### PROBLEM REQUIREMENTS
Both boundary lines count: repeat, exactly and alone, the lines from the one containing "Convert this chart to Plotly code." to the one containing "import plotly.graph_objects as go", with pictures left out.

### DATA FOR THIS TASK
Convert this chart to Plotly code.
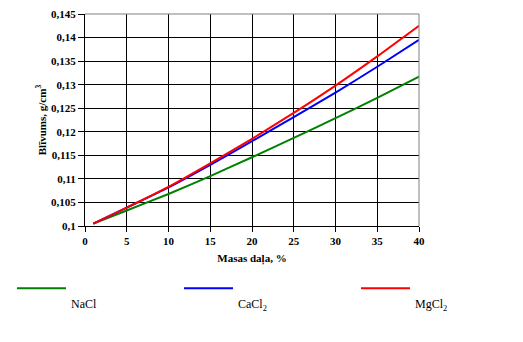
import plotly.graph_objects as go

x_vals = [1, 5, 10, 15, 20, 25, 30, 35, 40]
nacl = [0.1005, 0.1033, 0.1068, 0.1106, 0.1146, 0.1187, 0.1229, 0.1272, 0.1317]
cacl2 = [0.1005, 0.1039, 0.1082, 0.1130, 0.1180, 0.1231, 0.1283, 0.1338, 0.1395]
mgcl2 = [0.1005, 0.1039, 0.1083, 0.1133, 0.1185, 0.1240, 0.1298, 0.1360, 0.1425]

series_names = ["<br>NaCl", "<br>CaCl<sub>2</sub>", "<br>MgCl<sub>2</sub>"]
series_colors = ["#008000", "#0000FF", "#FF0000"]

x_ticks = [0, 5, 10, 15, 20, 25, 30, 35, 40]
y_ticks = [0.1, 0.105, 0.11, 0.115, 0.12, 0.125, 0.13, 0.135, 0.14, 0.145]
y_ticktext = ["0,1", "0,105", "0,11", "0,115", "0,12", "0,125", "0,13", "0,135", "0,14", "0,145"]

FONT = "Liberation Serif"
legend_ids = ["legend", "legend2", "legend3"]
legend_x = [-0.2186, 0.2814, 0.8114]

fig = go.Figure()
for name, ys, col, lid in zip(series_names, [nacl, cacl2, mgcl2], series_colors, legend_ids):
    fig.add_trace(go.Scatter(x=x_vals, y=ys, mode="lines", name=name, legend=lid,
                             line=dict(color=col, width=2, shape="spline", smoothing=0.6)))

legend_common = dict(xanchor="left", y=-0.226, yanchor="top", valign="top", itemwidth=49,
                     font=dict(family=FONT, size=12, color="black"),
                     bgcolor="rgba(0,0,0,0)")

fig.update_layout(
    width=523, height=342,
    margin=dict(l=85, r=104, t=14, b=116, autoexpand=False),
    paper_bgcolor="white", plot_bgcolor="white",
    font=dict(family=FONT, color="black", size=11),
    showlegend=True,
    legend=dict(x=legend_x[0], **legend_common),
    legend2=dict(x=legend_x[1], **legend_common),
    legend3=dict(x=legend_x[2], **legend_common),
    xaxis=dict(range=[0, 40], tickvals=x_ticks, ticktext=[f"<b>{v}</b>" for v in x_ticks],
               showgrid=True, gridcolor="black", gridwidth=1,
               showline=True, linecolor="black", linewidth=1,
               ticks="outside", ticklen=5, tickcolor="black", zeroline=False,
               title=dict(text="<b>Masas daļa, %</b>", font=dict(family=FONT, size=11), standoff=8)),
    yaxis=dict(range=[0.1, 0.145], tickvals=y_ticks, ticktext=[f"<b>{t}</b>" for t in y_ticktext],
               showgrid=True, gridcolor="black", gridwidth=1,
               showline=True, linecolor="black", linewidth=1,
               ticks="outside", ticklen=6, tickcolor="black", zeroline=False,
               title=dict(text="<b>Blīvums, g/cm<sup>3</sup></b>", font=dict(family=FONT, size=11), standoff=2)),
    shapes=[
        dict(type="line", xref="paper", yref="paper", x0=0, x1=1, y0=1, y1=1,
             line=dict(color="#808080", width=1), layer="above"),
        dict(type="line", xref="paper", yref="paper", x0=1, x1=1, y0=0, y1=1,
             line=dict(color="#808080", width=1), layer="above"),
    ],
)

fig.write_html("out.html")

---

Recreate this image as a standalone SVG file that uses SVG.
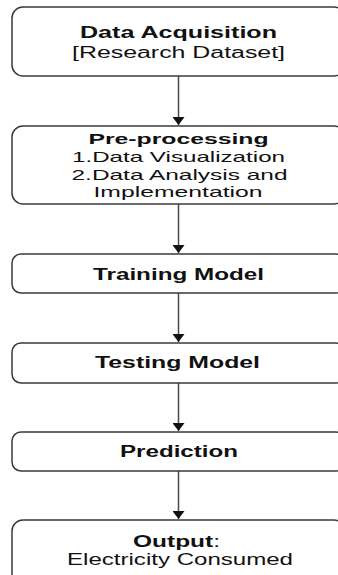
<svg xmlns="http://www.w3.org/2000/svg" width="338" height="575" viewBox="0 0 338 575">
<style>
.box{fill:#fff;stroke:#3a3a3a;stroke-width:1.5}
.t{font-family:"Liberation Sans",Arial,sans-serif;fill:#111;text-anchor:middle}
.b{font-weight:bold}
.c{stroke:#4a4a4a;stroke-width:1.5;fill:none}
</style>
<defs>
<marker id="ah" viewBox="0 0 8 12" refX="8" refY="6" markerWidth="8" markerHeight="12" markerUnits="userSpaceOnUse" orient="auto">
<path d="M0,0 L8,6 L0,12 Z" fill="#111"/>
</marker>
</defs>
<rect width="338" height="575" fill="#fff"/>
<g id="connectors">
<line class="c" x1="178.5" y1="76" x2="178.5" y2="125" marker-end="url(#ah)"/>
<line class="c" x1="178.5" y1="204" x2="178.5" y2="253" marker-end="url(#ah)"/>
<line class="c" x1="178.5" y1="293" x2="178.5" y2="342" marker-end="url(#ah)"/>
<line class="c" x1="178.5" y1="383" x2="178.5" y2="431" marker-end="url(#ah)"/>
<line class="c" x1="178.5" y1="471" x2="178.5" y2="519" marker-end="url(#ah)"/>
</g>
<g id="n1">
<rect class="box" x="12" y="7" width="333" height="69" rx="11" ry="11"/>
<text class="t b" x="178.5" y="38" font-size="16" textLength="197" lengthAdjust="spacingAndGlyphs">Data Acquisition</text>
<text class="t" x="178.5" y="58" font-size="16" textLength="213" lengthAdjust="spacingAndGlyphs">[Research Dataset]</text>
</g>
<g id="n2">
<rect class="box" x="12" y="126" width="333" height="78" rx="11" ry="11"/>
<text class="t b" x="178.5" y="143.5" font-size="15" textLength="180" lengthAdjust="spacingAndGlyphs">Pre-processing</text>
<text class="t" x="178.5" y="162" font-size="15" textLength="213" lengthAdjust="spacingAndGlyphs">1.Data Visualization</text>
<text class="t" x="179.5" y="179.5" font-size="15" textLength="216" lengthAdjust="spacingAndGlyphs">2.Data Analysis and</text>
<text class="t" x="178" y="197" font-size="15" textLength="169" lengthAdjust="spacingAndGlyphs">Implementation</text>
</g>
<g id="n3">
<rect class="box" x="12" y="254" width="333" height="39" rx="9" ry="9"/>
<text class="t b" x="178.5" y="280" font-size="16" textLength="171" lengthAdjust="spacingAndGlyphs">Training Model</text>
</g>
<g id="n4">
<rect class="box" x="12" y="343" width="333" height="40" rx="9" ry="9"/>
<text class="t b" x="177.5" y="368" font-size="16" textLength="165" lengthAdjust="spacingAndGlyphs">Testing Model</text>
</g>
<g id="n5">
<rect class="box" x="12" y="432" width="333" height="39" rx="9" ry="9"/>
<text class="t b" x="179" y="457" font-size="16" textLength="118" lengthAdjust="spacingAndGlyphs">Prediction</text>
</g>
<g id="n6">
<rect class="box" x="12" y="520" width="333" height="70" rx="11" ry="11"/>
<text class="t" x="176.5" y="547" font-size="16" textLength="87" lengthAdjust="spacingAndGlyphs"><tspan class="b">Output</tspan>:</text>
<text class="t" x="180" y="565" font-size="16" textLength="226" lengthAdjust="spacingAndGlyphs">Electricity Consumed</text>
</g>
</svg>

### ANSWER FOR THIS EXERCISE
Convert this chart to Plotly code.
import plotly.graph_objects as go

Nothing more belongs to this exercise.